• _TASK BRIEF_
Filter the entries and keep only the lines where the string "this" appears.

** start of DATASET EXTRACT **

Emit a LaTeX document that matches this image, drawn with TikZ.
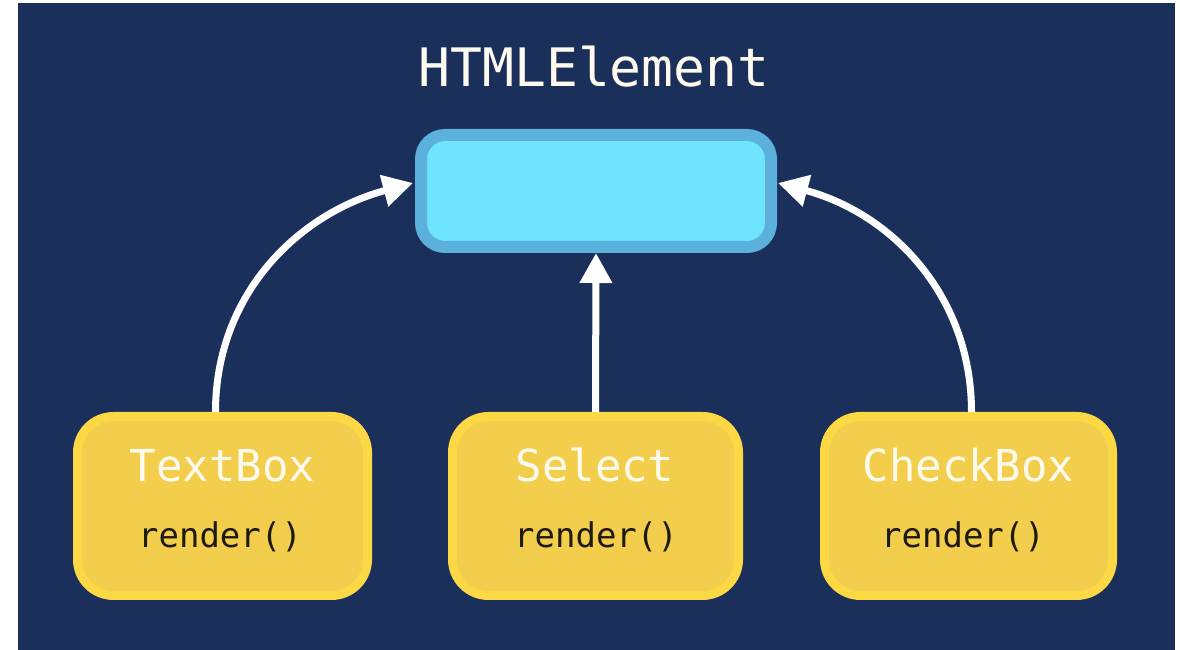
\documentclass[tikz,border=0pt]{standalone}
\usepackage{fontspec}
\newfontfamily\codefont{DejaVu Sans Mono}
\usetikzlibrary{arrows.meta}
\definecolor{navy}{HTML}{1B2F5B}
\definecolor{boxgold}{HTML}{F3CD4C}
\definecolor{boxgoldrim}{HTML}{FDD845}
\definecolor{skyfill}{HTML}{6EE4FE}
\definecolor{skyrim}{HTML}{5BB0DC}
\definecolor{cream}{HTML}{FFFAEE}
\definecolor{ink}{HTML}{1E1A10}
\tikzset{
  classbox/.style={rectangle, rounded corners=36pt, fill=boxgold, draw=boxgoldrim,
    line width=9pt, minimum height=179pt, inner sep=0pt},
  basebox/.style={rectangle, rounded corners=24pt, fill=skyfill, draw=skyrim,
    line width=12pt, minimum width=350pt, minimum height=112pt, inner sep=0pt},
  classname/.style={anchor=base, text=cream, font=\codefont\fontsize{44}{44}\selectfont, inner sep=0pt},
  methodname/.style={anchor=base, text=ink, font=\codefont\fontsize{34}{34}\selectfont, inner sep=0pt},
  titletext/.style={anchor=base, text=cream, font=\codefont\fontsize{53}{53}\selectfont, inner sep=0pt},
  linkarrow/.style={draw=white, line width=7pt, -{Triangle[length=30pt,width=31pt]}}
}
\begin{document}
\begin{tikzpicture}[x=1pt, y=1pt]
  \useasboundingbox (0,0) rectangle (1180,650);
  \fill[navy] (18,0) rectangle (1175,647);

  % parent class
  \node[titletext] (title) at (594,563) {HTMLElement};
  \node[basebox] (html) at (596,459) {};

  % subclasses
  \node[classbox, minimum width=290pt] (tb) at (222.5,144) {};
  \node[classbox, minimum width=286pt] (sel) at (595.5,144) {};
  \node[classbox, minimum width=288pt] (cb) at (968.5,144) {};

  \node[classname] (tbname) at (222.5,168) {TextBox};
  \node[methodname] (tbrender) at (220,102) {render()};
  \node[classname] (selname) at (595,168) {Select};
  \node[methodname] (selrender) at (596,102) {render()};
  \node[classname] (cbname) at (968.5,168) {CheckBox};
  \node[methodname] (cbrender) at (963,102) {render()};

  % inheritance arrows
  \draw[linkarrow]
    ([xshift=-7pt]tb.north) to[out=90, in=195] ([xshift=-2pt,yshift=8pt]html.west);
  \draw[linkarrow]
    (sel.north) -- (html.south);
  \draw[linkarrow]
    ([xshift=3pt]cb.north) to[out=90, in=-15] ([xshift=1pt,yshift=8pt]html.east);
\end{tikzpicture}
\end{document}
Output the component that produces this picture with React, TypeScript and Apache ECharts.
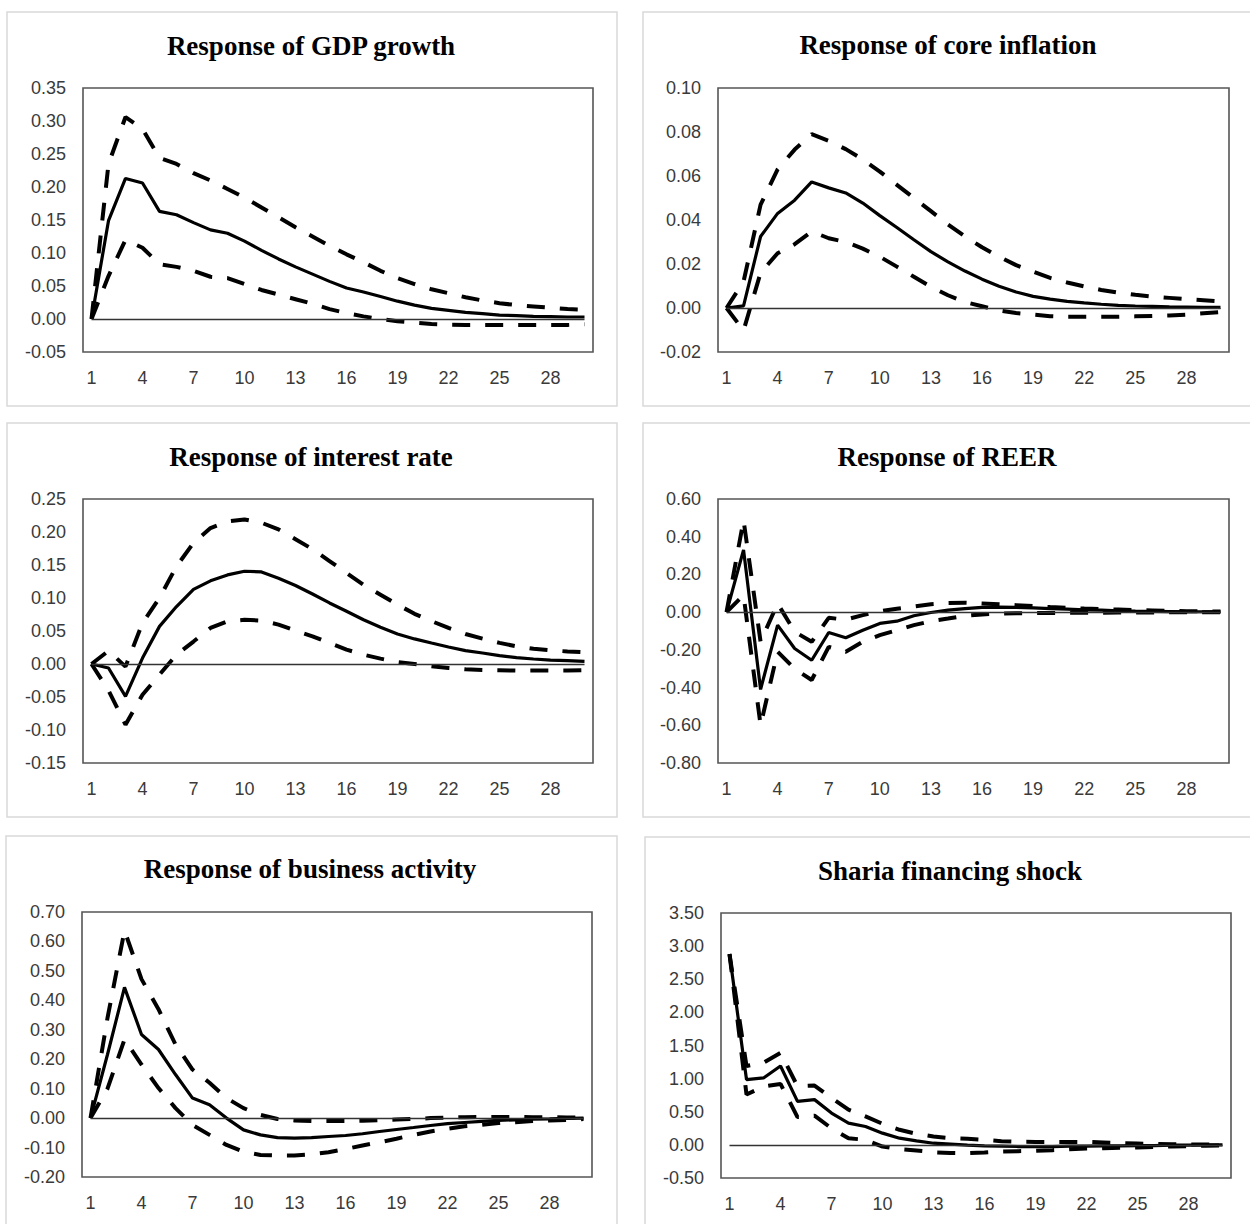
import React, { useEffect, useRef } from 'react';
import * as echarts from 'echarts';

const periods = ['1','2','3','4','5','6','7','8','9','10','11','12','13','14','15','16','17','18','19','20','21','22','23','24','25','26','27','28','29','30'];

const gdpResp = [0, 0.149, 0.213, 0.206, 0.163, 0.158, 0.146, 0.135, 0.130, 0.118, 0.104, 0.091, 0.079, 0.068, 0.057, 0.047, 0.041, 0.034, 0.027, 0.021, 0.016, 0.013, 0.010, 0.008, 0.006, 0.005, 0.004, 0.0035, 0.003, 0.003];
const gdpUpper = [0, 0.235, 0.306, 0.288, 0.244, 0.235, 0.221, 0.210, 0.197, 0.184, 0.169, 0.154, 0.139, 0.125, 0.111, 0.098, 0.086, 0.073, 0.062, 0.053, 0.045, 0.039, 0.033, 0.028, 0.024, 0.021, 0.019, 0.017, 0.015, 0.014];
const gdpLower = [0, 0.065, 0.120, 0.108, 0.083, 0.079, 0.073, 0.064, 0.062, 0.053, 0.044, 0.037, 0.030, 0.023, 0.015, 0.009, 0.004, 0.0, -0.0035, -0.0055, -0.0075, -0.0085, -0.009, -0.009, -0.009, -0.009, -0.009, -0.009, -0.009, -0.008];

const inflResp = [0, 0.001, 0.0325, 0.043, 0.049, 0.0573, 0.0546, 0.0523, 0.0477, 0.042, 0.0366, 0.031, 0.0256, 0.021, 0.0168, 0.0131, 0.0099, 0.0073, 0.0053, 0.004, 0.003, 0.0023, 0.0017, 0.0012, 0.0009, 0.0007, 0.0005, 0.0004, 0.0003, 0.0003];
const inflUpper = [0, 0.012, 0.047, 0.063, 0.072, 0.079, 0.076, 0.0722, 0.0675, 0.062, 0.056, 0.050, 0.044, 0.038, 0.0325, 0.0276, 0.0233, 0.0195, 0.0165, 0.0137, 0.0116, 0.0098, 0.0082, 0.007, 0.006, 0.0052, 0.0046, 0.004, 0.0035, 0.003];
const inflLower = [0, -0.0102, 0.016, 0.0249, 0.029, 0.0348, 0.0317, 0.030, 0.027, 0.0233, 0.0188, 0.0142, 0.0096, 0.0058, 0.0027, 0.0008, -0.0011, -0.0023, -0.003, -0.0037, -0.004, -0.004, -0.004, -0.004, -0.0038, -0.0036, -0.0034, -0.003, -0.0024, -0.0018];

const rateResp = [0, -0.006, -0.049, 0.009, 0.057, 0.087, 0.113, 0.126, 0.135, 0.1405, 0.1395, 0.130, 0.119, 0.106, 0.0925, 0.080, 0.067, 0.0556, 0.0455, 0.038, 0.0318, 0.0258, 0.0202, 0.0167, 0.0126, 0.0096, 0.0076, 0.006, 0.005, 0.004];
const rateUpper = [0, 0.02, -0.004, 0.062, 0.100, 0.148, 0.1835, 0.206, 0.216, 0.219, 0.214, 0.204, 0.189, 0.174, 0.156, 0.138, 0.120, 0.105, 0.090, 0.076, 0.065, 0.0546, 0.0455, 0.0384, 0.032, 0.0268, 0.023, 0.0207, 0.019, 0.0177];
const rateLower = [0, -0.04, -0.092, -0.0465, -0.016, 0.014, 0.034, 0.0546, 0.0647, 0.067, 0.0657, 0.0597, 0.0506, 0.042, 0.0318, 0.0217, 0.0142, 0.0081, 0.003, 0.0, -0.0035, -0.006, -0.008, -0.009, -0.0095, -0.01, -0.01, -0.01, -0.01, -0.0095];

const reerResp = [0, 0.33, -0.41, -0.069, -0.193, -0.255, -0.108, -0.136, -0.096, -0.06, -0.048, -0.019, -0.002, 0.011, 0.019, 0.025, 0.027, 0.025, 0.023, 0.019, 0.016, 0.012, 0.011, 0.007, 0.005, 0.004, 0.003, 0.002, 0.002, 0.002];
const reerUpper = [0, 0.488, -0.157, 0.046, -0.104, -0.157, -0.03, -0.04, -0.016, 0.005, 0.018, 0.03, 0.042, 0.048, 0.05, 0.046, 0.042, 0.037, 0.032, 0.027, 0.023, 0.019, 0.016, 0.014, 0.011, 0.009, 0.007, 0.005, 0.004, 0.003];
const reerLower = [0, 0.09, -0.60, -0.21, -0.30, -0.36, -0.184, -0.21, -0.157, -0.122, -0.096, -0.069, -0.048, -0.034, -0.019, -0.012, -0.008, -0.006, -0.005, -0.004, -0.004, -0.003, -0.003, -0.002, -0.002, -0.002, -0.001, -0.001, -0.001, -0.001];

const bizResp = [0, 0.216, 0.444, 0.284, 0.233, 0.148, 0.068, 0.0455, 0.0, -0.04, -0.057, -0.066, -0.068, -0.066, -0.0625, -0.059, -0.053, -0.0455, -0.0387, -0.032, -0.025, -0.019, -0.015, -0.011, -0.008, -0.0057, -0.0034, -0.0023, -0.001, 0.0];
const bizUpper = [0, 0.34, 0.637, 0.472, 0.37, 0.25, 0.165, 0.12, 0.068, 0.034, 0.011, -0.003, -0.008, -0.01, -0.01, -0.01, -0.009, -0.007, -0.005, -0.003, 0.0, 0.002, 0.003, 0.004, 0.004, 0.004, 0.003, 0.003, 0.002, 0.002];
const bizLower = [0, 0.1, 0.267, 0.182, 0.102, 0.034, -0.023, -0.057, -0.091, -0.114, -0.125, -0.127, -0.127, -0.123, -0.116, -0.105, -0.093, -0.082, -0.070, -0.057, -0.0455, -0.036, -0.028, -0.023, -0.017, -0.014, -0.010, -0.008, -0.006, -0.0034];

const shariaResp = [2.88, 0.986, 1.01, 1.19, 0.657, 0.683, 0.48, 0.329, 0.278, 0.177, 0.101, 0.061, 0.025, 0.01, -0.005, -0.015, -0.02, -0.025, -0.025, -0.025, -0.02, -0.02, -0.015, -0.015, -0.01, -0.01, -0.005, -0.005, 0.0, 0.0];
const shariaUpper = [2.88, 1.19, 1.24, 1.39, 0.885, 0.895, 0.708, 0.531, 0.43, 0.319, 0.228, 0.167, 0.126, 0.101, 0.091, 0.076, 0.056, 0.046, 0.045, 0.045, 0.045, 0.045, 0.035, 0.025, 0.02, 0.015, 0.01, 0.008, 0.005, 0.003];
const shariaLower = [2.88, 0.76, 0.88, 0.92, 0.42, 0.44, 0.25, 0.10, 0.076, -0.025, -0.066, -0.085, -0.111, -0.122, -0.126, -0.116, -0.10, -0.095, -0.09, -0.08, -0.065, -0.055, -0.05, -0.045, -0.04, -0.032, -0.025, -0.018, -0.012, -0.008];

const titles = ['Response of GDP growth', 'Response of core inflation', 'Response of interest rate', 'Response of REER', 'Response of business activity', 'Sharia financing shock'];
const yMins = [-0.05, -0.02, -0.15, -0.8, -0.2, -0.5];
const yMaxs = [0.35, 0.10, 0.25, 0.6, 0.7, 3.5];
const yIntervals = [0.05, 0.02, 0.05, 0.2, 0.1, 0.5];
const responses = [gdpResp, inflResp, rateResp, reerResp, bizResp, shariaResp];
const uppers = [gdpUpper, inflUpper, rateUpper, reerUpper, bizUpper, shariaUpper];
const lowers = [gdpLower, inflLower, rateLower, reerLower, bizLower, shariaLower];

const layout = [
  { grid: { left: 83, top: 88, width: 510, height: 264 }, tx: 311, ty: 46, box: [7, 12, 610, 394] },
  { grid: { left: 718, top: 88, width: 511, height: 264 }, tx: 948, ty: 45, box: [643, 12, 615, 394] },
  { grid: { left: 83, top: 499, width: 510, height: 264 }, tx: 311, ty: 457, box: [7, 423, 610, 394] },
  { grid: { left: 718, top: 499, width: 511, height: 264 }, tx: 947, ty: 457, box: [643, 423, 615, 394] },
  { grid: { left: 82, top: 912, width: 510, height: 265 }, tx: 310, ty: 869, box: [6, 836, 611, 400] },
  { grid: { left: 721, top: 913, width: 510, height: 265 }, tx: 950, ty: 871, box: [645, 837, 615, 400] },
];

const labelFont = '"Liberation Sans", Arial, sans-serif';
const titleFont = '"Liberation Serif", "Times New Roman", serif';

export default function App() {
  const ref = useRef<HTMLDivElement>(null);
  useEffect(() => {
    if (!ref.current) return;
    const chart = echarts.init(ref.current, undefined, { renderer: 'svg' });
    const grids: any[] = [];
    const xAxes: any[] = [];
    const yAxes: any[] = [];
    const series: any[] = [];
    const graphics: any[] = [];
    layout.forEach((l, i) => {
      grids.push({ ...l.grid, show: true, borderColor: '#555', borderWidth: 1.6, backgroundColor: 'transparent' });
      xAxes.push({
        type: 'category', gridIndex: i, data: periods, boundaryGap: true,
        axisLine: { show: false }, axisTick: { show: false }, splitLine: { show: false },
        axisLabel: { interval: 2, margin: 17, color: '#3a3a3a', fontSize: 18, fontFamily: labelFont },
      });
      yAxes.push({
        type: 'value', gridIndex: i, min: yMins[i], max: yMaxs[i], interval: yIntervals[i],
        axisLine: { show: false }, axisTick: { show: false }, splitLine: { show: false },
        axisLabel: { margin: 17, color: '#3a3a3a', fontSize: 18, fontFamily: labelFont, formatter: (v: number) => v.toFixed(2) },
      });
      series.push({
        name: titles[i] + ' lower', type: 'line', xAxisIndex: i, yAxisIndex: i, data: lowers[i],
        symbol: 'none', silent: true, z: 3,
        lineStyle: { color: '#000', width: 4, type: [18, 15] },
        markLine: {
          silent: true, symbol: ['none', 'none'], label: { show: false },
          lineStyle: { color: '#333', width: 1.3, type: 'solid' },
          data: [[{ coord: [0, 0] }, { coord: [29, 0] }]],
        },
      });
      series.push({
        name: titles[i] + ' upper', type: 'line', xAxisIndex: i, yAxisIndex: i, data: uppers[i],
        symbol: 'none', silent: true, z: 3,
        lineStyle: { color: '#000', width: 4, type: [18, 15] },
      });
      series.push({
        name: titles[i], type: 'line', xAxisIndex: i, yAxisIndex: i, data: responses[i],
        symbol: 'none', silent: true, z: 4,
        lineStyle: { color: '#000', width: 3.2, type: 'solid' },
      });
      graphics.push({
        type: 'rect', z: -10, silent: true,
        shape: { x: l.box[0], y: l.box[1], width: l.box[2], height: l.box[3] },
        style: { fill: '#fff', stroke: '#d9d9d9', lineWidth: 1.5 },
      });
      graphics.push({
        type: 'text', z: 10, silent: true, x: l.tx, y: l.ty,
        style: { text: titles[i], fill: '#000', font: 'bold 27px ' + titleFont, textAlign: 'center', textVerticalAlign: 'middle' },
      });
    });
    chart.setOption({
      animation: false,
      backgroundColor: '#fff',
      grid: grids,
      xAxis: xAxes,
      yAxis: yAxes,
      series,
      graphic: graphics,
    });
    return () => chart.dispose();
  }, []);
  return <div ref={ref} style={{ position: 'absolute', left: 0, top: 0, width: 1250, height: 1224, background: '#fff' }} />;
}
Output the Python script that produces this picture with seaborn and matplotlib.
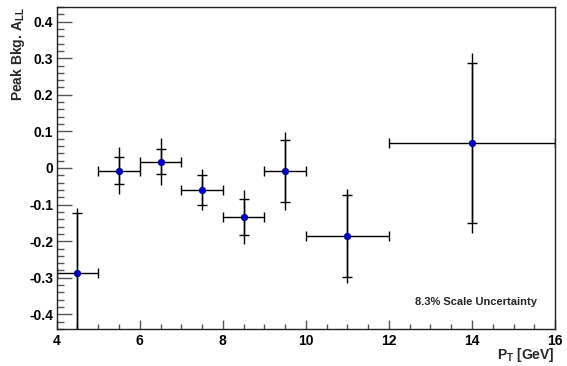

** end of DATASET EXTRACT **

• _THE RESULT_
Emit a LaTeX document that matches this image, drawn with TikZ.
Output the component that produces this picture with React, TypeScript and Apache ECharts.
Output the Python script that produces this picture with seaborn and matplotlib.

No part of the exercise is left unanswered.